We immediately thought that the website was hacked (since extreme slowness is a sign of a compromised website) but it wasn’t. The website was perferctly clean. We then thought, it might be a firewall issue, which made perfect sense since wrong firewall settings can cause this behavior. But it was not! The website was slow even from within the company’s network (their data center was on-premise).
So, we disabled all the plugins and the modules (yes – we followed our good old and reliable Joomla debugging technique), and we discovered it was one of the modules that was causing all this issue. In fact, that module was using curl to retrieve some information from a 3rd party website. Since that other website blocked all automated requests above a certain daily limit, the script was timing out in 30 seconds.

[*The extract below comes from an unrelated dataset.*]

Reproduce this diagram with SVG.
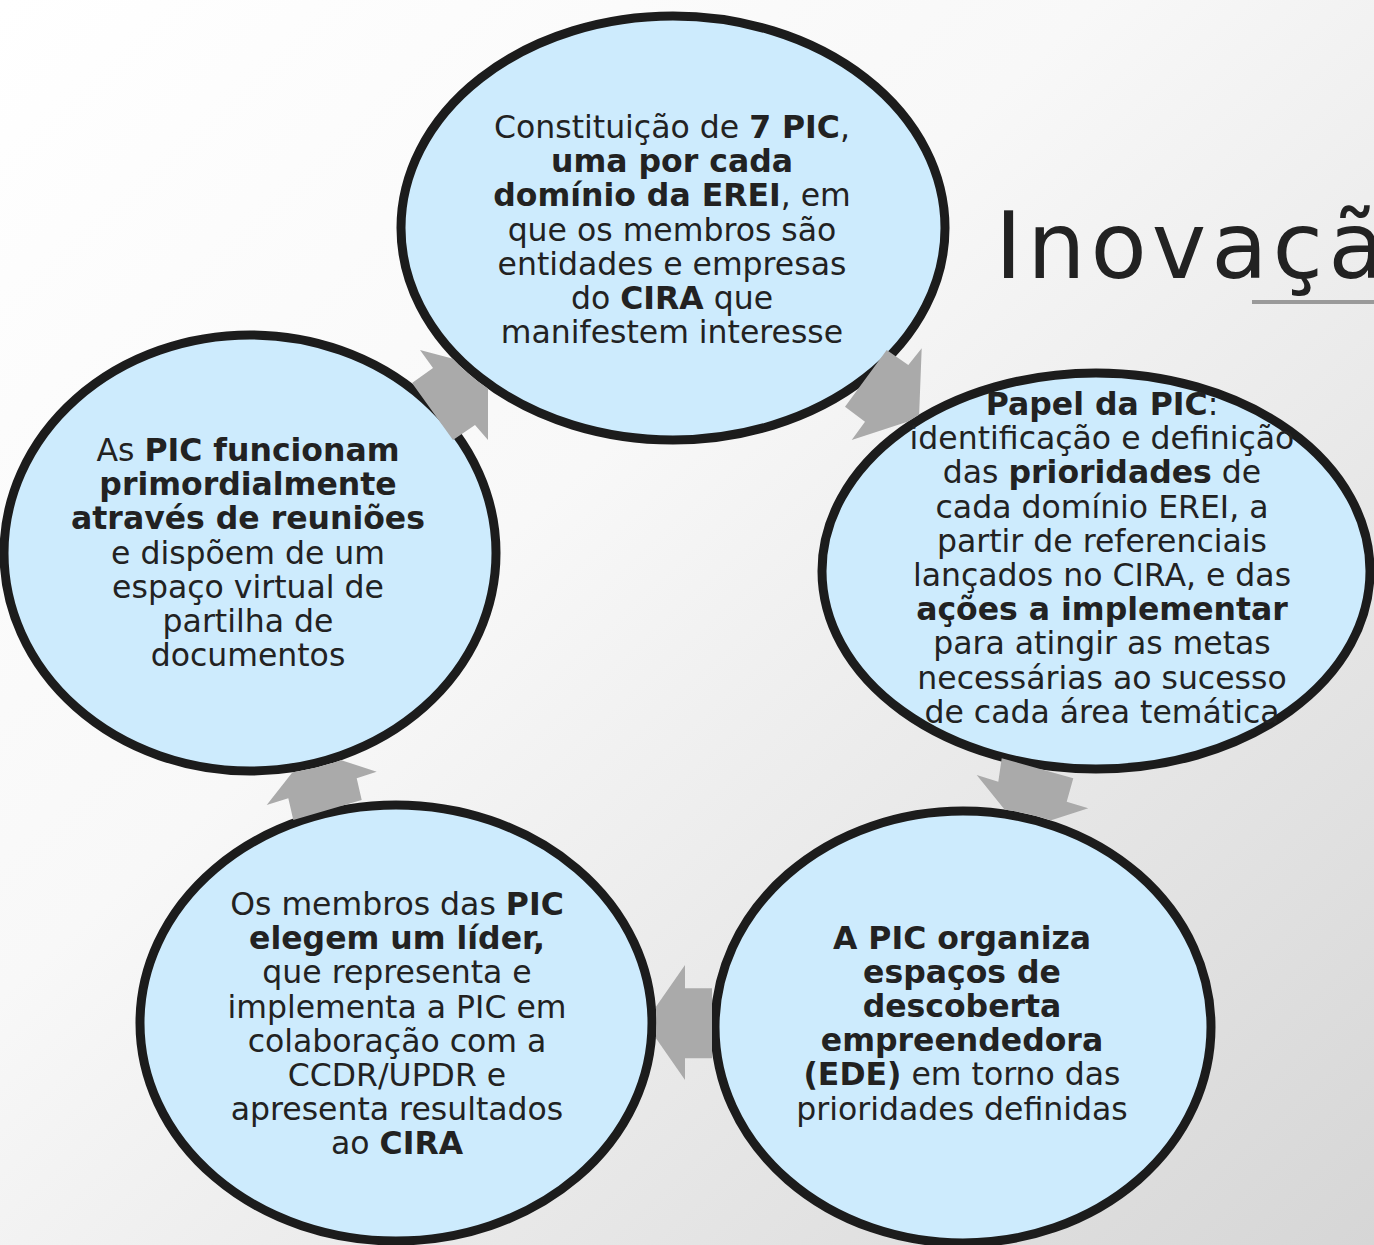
<svg xmlns="http://www.w3.org/2000/svg" width="1374" height="1245" viewBox="0 0 1374 1245">
<defs>
<linearGradient id="bg" x1="0" y1="0" x2="1" y2="1">
<stop offset="0" stop-color="#ffffff"/>
<stop offset="0.4" stop-color="#f8f8f8"/>
<stop offset="1" stop-color="#d6d6d6"/>
</linearGradient>
<clipPath id="cR"><path clip-rule="evenodd" d="M0,0H1374V1245H0Z M817.5,571 a278.5,202.5 0 1,0 557,0 a278.5,202.5 0 1,0 -557,0Z"/></clipPath>
<clipPath id="cBR"><path clip-rule="evenodd" d="M0,0H1374V1245H0Z M710.5,1027 a252.5,220.5 0 1,0 505,0 a252.5,220.5 0 1,0 -505,0Z"/></clipPath>
<clipPath id="cBL"><path clip-rule="evenodd" d="M0,0H1374V1245H0Z M135.5,1023 a260.5,222.5 0 1,0 521,0 a260.5,222.5 0 1,0 -521,0Z"/></clipPath>
<clipPath id="cL"><path clip-rule="evenodd" d="M0,0H1374V1245H0Z M-0.5,553 a250.5,222.5 0 1,0 501,0 a250.5,222.5 0 1,0 -501,0Z"/></clipPath>
<clipPath id="cT"><path clip-rule="evenodd" d="M0,0H1374V1245H0Z M396.5,228 a276.5,216.5 0 1,0 553,0 a276.5,216.5 0 1,0 -553,0Z"/></clipPath>
</defs>
<style>
.node ellipse{fill:#cdebfd;stroke:#1c1c1c;stroke-width:9}
.node text{font-family:"DejaVu Sans",Verdana,sans-serif;font-size:31.5px;fill:#222;text-anchor:middle}
.b{font-weight:bold}
.arr polygon{fill:#aaaaaa}
</style>
<rect width="1374" height="1245" fill="url(#bg)"/>
<g id="title">
<text x="995" y="278" font-family="DejaVu Sans,sans-serif" font-size="92" letter-spacing="5" fill="#222">Inovaçã</text>
<rect x="1252" y="300" width="122" height="4" fill="#9a9a9a"/>
</g>
<g id="n-top" class="node">
<ellipse cx="673" cy="228" rx="272" ry="212"/>
<text x="672" y="138">Constituição de <tspan class="b">7 PIC</tspan>,</text>
<text x="672" y="172.2" class="b">uma por cada</text>
<text x="672" y="206.4"><tspan class="b">domínio da EREI</tspan>, em</text>
<text x="672" y="240.6">que os membros são</text>
<text x="672" y="274.8">entidades e empresas</text>
<text x="672" y="309">do <tspan class="b">CIRA</tspan> que</text>
<text x="672" y="343.2">manifestem interesse</text>
</g>
<g id="n-right" class="node">
<ellipse cx="1096" cy="571" rx="274" ry="198"/>
<text x="1102" y="415"><tspan class="b">Papel da PIC</tspan>:</text>
<text x="1102" y="449.2">identificação e definição</text>
<text x="1102" y="483.4">das <tspan class="b">prioridades</tspan> de</text>
<text x="1102" y="517.6">cada domínio EREI, a</text>
<text x="1102" y="551.8">partir de referenciais</text>
<text x="1102" y="586">lançados no CIRA, e das</text>
<text x="1102" y="620.2" class="b">ações a implementar</text>
<text x="1102" y="654.4">para atingir as metas</text>
<text x="1102" y="688.6">necessárias ao sucesso</text>
<text x="1102" y="722.8">de cada área temática</text>
</g>
<g id="n-bottomright" class="node">
<ellipse cx="963" cy="1027" rx="248" ry="216"/>
<text x="962" y="948.5" class="b">A PIC organiza</text>
<text x="962" y="982.7" class="b">espaços de</text>
<text x="962" y="1016.9" class="b">descoberta</text>
<text x="962" y="1051.1" class="b">empreendedora</text>
<text x="962" y="1085.3"><tspan class="b">(EDE)</tspan> em torno das</text>
<text x="962" y="1119.5">prioridades definidas</text>
</g>
<g id="n-bottomleft" class="node">
<ellipse cx="396" cy="1023" rx="256" ry="218"/>
<text x="397" y="915">Os membros das <tspan class="b">PIC</tspan></text>
<text x="397" y="949.2" class="b">elegem um líder,</text>
<text x="397" y="983.4">que representa e</text>
<text x="397" y="1017.6">implementa a PIC em</text>
<text x="397" y="1051.8">colaboração com a</text>
<text x="397" y="1086">CCDR/UPDR e</text>
<text x="397" y="1120.2">apresenta resultados</text>
<text x="397" y="1154.4">ao <tspan class="b">CIRA</tspan></text>
</g>
<g id="n-left" class="node">
<ellipse cx="250" cy="553" rx="246" ry="218"/>
<text x="248" y="461">As <tspan class="b">PIC funcionam</tspan></text>
<text x="248" y="495.2" class="b">primordialmente</text>
<text x="248" y="529.4" class="b">através de reuniões</text>
<text x="248" y="563.6">e dispõem de um</text>
<text x="248" y="597.8">espaço virtual de</text>
<text x="248" y="632">partilha de</text>
<text x="248" y="666.2">documentos</text>
</g>
<g id="connectors" class="arr">
<polygon clip-path="url(#cT)" points="488,368 420,350 433,368 412,383 453,440 475,425 488,440"/>
<polygon clip-path="url(#cR)" points="919,418 921.7,348.3 908.3,365 886.7,350 845,406.7 865,421.7 851.7,440"/>
<polygon clip-path="url(#cBR)" points="1021,830 1088.3,808.3 1066.7,801.7 1073.3,778.3 1001.7,758.3 998.3,781.7 976.7,775"/>
<polygon clip-path="url(#cBL)" points="645,1022.5 685,965 685,988.3 712,988.3 712,1058.3 685,1058.3 685,1080"/>
<polygon clip-path="url(#cL)" points="310,750 266.7,805 288.3,798.3 293.3,820 361.7,800 356.7,778.3 376.7,771.7"/>
</g>
</svg>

So, why the 30 seconds, you might ask? It’s because the script had the following code:
curl_setopt($ch, CURLOPT_TIMEOUT, 30);
To fix the problem, we had one of 3 options:
- Contact the 3rd party website and ask them to whitelist our client’s IP, which is something that we did, but unfortunately, that 3rd party website was a government website with rigid procedures (which is very normal).
-
Disable the module, which was out of the question because the company used that module to display some critical and up-to-date information to its clients.
-
Implement a caching system. In other words, send just one request every hour, and cache the results of that request, and, whenever the module has to be displayed, we retrieve the information from the local cache and not through curl.
The latter solution was the best, so we implemented it. We also created a cron job to retrieve the information every hour and store it in the cache. This has ensured that there would be no scenario where a page would hang on a visitor waiting to load some data from a 3rd party website.
As a rule of thumb, never use curl inside any of your Joomla extensions, since a curl call immediately makes your website (or at least part of your website) dependent on a 3rd party website that may or may not block your request, and that may or may not exist in a few months.
If your website is really slow and you suspect it’s one of your extensions, then we can fix the problem for you. All you need to do is to contact us and we’ll implement a professional for you in no time and for a very small fee.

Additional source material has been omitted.